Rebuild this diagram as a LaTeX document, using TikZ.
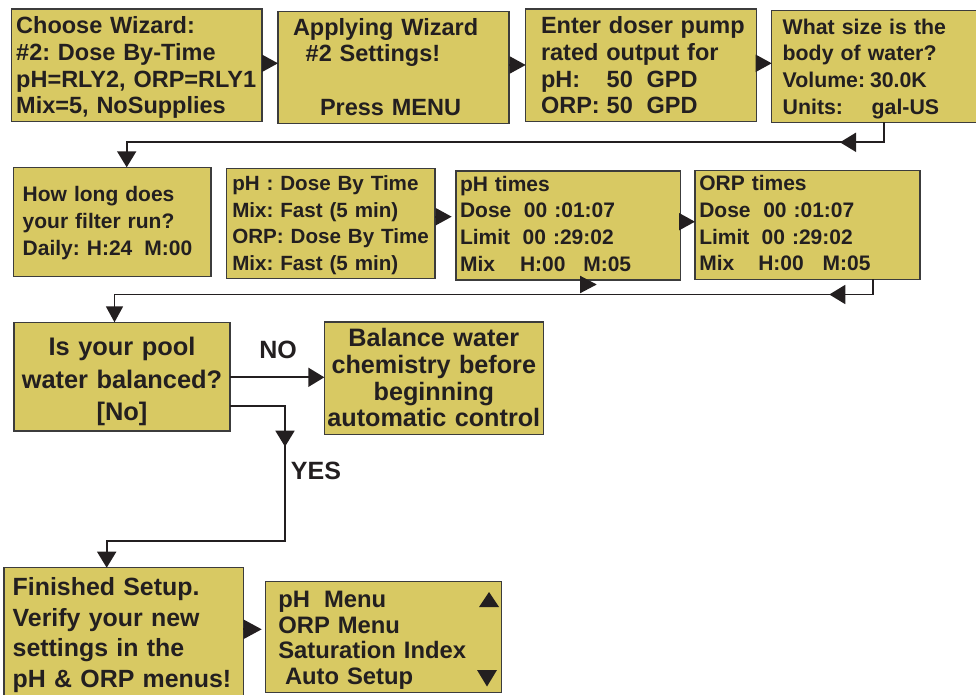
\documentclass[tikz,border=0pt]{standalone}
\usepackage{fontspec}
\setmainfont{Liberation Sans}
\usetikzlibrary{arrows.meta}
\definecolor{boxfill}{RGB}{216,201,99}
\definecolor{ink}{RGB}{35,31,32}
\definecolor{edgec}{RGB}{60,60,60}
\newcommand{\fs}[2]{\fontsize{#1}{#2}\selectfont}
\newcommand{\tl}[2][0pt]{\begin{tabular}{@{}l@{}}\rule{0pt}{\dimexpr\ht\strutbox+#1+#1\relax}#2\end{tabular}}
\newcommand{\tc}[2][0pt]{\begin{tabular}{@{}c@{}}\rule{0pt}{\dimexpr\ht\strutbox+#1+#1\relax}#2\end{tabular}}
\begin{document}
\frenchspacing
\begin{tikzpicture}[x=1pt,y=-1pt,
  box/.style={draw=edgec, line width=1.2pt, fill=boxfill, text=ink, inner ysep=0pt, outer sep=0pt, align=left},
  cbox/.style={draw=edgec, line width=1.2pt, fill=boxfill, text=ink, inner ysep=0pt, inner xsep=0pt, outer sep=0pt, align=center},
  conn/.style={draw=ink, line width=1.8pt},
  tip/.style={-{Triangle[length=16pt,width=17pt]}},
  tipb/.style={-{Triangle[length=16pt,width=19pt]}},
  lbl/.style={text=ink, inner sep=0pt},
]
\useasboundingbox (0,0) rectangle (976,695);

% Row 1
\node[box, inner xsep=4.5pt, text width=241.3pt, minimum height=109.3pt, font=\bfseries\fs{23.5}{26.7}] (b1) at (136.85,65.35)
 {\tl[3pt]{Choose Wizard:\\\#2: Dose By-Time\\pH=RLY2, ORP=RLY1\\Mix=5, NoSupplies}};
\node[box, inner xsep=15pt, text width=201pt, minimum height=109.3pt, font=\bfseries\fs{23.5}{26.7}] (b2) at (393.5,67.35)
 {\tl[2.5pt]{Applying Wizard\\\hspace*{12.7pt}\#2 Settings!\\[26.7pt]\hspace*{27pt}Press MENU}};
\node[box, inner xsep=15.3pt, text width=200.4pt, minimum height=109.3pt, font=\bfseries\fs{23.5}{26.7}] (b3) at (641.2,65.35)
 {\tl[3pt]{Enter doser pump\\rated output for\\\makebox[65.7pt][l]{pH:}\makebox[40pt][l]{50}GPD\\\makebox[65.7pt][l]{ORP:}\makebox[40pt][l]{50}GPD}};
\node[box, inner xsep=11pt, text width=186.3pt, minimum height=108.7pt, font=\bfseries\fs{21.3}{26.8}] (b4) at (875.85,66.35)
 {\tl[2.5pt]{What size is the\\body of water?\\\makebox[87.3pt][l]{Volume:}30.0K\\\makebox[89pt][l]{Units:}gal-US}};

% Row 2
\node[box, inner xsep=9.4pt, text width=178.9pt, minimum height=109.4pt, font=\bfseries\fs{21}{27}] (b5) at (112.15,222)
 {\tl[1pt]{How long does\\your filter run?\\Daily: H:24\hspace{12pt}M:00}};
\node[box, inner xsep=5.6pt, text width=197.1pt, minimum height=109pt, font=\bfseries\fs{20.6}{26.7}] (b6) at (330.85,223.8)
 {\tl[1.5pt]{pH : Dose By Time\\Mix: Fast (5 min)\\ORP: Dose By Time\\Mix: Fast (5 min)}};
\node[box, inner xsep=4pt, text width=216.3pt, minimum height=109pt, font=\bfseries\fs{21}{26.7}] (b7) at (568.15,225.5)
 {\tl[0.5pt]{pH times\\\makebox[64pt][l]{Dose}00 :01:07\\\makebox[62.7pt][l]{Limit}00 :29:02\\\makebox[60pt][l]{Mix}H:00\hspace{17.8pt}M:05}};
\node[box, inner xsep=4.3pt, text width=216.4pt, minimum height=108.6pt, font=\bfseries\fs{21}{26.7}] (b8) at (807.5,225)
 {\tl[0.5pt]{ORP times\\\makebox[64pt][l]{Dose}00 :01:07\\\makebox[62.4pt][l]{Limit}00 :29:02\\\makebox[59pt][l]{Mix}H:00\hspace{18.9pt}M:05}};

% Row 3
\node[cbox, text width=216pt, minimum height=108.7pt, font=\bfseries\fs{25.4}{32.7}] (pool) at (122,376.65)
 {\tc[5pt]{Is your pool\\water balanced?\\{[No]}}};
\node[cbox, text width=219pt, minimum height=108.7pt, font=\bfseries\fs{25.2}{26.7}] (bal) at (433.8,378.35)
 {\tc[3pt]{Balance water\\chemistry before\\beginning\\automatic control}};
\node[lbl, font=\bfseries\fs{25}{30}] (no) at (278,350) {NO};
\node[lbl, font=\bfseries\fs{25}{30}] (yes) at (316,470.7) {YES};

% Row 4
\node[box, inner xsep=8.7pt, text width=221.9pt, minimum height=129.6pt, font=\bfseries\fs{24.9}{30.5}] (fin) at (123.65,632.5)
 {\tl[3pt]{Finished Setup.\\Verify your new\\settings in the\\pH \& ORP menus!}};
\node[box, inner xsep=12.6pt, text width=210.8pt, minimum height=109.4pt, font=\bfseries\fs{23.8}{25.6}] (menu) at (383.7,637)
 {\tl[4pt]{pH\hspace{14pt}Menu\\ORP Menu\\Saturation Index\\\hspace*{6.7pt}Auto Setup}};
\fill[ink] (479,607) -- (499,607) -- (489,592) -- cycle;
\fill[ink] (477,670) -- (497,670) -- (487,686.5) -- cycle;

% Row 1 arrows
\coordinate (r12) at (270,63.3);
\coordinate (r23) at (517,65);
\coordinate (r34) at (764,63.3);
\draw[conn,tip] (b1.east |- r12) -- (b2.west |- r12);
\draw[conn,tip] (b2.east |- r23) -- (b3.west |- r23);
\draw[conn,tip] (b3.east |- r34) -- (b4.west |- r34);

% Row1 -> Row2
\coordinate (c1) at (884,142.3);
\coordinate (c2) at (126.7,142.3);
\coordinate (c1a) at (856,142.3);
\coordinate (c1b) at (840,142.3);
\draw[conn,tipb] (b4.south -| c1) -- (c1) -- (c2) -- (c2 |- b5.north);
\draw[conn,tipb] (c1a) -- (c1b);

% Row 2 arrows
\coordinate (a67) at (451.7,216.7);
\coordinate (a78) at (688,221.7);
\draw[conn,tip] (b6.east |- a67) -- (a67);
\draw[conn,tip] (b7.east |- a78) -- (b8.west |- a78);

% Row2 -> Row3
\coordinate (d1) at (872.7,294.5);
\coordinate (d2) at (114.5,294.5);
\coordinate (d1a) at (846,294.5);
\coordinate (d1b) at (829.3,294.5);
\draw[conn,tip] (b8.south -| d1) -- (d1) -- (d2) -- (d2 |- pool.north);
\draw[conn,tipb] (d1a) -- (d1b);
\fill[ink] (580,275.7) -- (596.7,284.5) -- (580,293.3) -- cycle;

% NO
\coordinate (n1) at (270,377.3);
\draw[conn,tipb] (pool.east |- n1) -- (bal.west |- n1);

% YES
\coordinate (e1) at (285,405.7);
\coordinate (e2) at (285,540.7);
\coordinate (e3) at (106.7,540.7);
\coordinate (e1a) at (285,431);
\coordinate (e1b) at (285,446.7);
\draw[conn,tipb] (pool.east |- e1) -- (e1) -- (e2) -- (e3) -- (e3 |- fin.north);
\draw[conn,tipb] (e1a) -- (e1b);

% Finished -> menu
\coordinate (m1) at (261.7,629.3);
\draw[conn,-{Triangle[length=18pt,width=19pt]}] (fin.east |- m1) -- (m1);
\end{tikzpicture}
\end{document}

_ _ _

- Aim of the exercise:
Keep every word of the data as it is when you write it out, but drop the pictures.

- Exercise output:
Rebuild this diagram as a LaTeX document, using TikZ.
\documentclass[tikz,border=0pt]{standalone}
\usepackage{fontspec}
\setmainfont{Liberation Sans}
\usetikzlibrary{arrows.meta}
\definecolor{boxfill}{RGB}{216,201,99}
\definecolor{ink}{RGB}{35,31,32}
\definecolor{edgec}{RGB}{60,60,60}
\newcommand{\fs}[2]{\fontsize{#1}{#2}\selectfont}
\newcommand{\tl}[2][0pt]{\begin{tabular}{@{}l@{}}\rule{0pt}{\dimexpr\ht\strutbox+#1+#1\relax}#2\end{tabular}}
\newcommand{\tc}[2][0pt]{\begin{tabular}{@{}c@{}}\rule{0pt}{\dimexpr\ht\strutbox+#1+#1\relax}#2\end{tabular}}
\begin{document}
\frenchspacing
\begin{tikzpicture}[x=1pt,y=-1pt,
  box/.style={draw=edgec, line width=1.2pt, fill=boxfill, text=ink, inner ysep=0pt, outer sep=0pt, align=left},
  cbox/.style={draw=edgec, line width=1.2pt, fill=boxfill, text=ink, inner ysep=0pt, inner xsep=0pt, outer sep=0pt, align=center},
  conn/.style={draw=ink, line width=1.8pt},
  tip/.style={-{Triangle[length=16pt,width=17pt]}},
  tipb/.style={-{Triangle[length=16pt,width=19pt]}},
  lbl/.style={text=ink, inner sep=0pt},
]
\useasboundingbox (0,0) rectangle (976,695);

% Row 1
\node[box, inner xsep=4.5pt, text width=241.3pt, minimum height=109.3pt, font=\bfseries\fs{23.5}{26.7}] (b1) at (136.85,65.35)
 {\tl[3pt]{Choose Wizard:\\\#2: Dose By-Time\\pH=RLY2, ORP=RLY1\\Mix=5, NoSupplies}};
\node[box, inner xsep=15pt, text width=201pt, minimum height=109.3pt, font=\bfseries\fs{23.5}{26.7}] (b2) at (393.5,67.35)
 {\tl[2.5pt]{Applying Wizard\\\hspace*{12.7pt}\#2 Settings!\\[26.7pt]\hspace*{27pt}Press MENU}};
\node[box, inner xsep=15.3pt, text width=200.4pt, minimum height=109.3pt, font=\bfseries\fs{23.5}{26.7}] (b3) at (641.2,65.35)
 {\tl[3pt]{Enter doser pump\\rated output for\\\makebox[65.7pt][l]{pH:}\makebox[40pt][l]{50}GPD\\\makebox[65.7pt][l]{ORP:}\makebox[40pt][l]{50}GPD}};
\node[box, inner xsep=11pt, text width=186.3pt, minimum height=108.7pt, font=\bfseries\fs{21.3}{26.8}] (b4) at (875.85,66.35)
 {\tl[2.5pt]{What size is the\\body of water?\\\makebox[87.3pt][l]{Volume:}30.0K\\\makebox[89pt][l]{Units:}gal-US}};

% Row 2
\node[box, inner xsep=9.4pt, text width=178.9pt, minimum height=109.4pt, font=\bfseries\fs{21}{27}] (b5) at (112.15,222)
 {\tl[1pt]{How long does\\your filter run?\\Daily: H:24\hspace{12pt}M:00}};
\node[box, inner xsep=5.6pt, text width=197.1pt, minimum height=109pt, font=\bfseries\fs{20.6}{26.7}] (b6) at (330.85,223.8)
 {\tl[1.5pt]{pH : Dose By Time\\Mix: Fast (5 min)\\ORP: Dose By Time\\Mix: Fast (5 min)}};
\node[box, inner xsep=4pt, text width=216.3pt, minimum height=109pt, font=\bfseries\fs{21}{26.7}] (b7) at (568.15,225.5)
 {\tl[0.5pt]{pH times\\\makebox[64pt][l]{Dose}00 :01:07\\\makebox[62.7pt][l]{Limit}00 :29:02\\\makebox[60pt][l]{Mix}H:00\hspace{17.8pt}M:05}};
\node[box, inner xsep=4.3pt, text width=216.4pt, minimum height=108.6pt, font=\bfseries\fs{21}{26.7}] (b8) at (807.5,225)
 {\tl[0.5pt]{ORP times\\\makebox[64pt][l]{Dose}00 :01:07\\\makebox[62.4pt][l]{Limit}00 :29:02\\\makebox[59pt][l]{Mix}H:00\hspace{18.9pt}M:05}};

% Row 3
\node[cbox, text width=216pt, minimum height=108.7pt, font=\bfseries\fs{25.4}{32.7}] (pool) at (122,376.65)
 {\tc[5pt]{Is your pool\\water balanced?\\{[No]}}};
\node[cbox, text width=219pt, minimum height=108.7pt, font=\bfseries\fs{25.2}{26.7}] (bal) at (433.8,378.35)
 {\tc[3pt]{Balance water\\chemistry before\\beginning\\automatic control}};
\node[lbl, font=\bfseries\fs{25}{30}] (no) at (278,350) {NO};
\node[lbl, font=\bfseries\fs{25}{30}] (yes) at (316,470.7) {YES};

% Row 4
\node[box, inner xsep=8.7pt, text width=221.9pt, minimum height=129.6pt, font=\bfseries\fs{24.9}{30.5}] (fin) at (123.65,632.5)
 {\tl[3pt]{Finished Setup.\\Verify your new\\settings in the\\pH \& ORP menus!}};
\node[box, inner xsep=12.6pt, text width=210.8pt, minimum height=109.4pt, font=\bfseries\fs{23.8}{25.6}] (menu) at (383.7,637)
 {\tl[4pt]{pH\hspace{14pt}Menu\\ORP Menu\\Saturation Index\\\hspace*{6.7pt}Auto Setup}};
\fill[ink] (479,607) -- (499,607) -- (489,592) -- cycle;
\fill[ink] (477,670) -- (497,670) -- (487,686.5) -- cycle;

% Row 1 arrows
\coordinate (r12) at (270,63.3);
\coordinate (r23) at (517,65);
\coordinate (r34) at (764,63.3);
\draw[conn,tip] (b1.east |- r12) -- (b2.west |- r12);
\draw[conn,tip] (b2.east |- r23) -- (b3.west |- r23);
\draw[conn,tip] (b3.east |- r34) -- (b4.west |- r34);

% Row1 -> Row2
\coordinate (c1) at (884,142.3);
\coordinate (c2) at (126.7,142.3);
\coordinate (c1a) at (856,142.3);
\coordinate (c1b) at (840,142.3);
\draw[conn,tipb] (b4.south -| c1) -- (c1) -- (c2) -- (c2 |- b5.north);
\draw[conn,tipb] (c1a) -- (c1b);

% Row 2 arrows
\coordinate (a67) at (451.7,216.7);
\coordinate (a78) at (688,221.7);
\draw[conn,tip] (b6.east |- a67) -- (a67);
\draw[conn,tip] (b7.east |- a78) -- (b8.west |- a78);

% Row2 -> Row3
\coordinate (d1) at (872.7,294.5);
\coordinate (d2) at (114.5,294.5);
\coordinate (d1a) at (846,294.5);
\coordinate (d1b) at (829.3,294.5);
\draw[conn,tip] (b8.south -| d1) -- (d1) -- (d2) -- (d2 |- pool.north);
\draw[conn,tipb] (d1a) -- (d1b);
\fill[ink] (580,275.7) -- (596.7,284.5) -- (580,293.3) -- cycle;

% NO
\coordinate (n1) at (270,377.3);
\draw[conn,tipb] (pool.east |- n1) -- (bal.west |- n1);

% YES
\coordinate (e1) at (285,405.7);
\coordinate (e2) at (285,540.7);
\coordinate (e3) at (106.7,540.7);
\coordinate (e1a) at (285,431);
\coordinate (e1b) at (285,446.7);
\draw[conn,tipb] (pool.east |- e1) -- (e1) -- (e2) -- (e3) -- (e3 |- fin.north);
\draw[conn,tipb] (e1a) -- (e1b);

% Finished -> menu
\coordinate (m1) at (261.7,629.3);
\draw[conn,-{Triangle[length=18pt,width=19pt]}] (fin.east |- m1) -- (m1);
\end{tikzpicture}
\end{document}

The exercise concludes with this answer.